On doit à l’un de ses auteurs, Yves Benot, historien amateur, des livres pionniers dont les historiens professionnels ont largement enrichi les trouvailles. La Démence coloniale sous Napoléon (1992) reste un classique, suivi de Massacres coloniaux (1994), qui documente la mise au pas des colonies françaises dans l’immédiat après-guerre, de 1944 à 1950.
Préfaçant Massacres coloniaux, François Maspero souligne ce « fait majeur » : « La colonisation, contrairement à la manière dont elle a été et reste communément traitée, n’est pas un élément marginal dans l’histoire de France ni dans celle des idées européennes. […] Elle s’inscrit constamment avec virulence au cœur même de cette histoire, au cœur de ses idées, au point souvent de les déterminer de façon décisive. » Sa prétendue « mission civilisatrice » a pour corollaire l’infériorisation d’une partie de l’humanité, et par conséquent la négation de l’égalité des droits, la discrimination selon l’origine, bref le rejet de l’autre.
Quelles que soient les rencontres heureuses, relations prometteuses et échanges fructueux qu’elle a pu susciter, ce qu’aucun historien de sa longue durée ne conteste, la colonisation n’a cessé d’être une violence faite aux populations conquises, dominées et exploitées.

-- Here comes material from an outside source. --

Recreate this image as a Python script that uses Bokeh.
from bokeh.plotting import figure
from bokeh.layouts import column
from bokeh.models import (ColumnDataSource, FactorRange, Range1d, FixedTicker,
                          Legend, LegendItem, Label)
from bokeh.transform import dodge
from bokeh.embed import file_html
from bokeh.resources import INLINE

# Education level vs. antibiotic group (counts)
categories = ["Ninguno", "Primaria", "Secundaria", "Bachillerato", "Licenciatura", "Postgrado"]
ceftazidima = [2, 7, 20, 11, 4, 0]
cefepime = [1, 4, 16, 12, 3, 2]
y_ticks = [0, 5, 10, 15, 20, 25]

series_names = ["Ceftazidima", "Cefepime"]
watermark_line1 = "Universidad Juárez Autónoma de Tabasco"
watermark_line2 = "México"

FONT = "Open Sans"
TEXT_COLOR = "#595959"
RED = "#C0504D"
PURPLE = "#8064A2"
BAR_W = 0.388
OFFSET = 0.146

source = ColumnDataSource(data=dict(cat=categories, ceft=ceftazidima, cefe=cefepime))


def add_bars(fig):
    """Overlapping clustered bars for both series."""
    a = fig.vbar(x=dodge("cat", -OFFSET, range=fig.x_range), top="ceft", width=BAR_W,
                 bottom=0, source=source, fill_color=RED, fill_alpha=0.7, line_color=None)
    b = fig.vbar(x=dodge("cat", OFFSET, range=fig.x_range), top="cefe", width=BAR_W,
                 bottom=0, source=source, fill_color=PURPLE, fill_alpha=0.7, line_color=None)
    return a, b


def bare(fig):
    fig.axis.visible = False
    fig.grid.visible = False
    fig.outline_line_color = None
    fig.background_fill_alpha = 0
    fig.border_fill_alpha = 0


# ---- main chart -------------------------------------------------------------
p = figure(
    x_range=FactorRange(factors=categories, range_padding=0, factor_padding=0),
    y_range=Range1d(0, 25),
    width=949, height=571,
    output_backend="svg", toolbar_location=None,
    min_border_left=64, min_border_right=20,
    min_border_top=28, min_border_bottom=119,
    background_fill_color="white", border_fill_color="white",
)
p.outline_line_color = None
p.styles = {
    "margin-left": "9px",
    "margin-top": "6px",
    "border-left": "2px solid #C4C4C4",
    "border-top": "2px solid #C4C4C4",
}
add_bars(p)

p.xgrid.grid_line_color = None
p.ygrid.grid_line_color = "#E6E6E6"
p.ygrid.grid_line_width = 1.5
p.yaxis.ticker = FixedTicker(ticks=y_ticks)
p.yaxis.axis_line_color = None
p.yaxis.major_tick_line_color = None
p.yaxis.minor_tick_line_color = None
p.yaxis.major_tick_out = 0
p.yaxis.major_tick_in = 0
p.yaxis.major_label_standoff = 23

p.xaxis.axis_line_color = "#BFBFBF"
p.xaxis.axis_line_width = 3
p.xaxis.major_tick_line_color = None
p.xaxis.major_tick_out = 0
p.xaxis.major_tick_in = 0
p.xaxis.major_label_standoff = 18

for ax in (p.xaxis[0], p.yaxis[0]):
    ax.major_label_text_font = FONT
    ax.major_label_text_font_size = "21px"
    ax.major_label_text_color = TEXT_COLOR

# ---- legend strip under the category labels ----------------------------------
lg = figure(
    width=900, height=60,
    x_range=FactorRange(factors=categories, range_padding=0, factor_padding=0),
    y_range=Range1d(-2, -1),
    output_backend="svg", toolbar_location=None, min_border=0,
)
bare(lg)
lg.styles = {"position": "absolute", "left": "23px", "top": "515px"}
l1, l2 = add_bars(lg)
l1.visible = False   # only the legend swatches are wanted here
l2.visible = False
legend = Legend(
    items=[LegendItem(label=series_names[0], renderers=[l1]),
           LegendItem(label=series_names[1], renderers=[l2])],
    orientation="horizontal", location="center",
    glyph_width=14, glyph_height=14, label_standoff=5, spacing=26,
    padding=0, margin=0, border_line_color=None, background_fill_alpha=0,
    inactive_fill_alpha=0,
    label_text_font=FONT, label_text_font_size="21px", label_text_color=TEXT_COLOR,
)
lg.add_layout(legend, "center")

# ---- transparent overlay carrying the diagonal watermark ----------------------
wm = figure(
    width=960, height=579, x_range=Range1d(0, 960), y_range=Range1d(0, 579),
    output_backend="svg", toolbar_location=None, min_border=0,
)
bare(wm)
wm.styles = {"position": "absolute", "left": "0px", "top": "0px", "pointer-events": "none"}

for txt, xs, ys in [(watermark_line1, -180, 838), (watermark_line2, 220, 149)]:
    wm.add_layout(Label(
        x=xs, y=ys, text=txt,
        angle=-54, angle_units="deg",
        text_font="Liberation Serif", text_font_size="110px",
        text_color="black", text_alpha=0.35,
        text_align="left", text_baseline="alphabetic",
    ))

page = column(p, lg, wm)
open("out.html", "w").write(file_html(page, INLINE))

Parce qu’en son principe même, elle repose sur une hiérarchie des humanités, des cultures, des peuples, des « races », des civilisations, des religions, des identités ou des origines, des apparences ou des croyances. Autrement dit, sur le socle idéologique des racismes et des fascismes.
Tant que ces vérités historiques n’auront pas été proclamées par la République elle-même, à l’instar du « Discours du Vel’ d’Hiv » prononcé en 1995 par Jacques Chirac pour reconnaître les responsabilités françaises dans la destruction des juifs d’Europe, le racisme, le suprémacisme et le fascisme continueront de prospérer.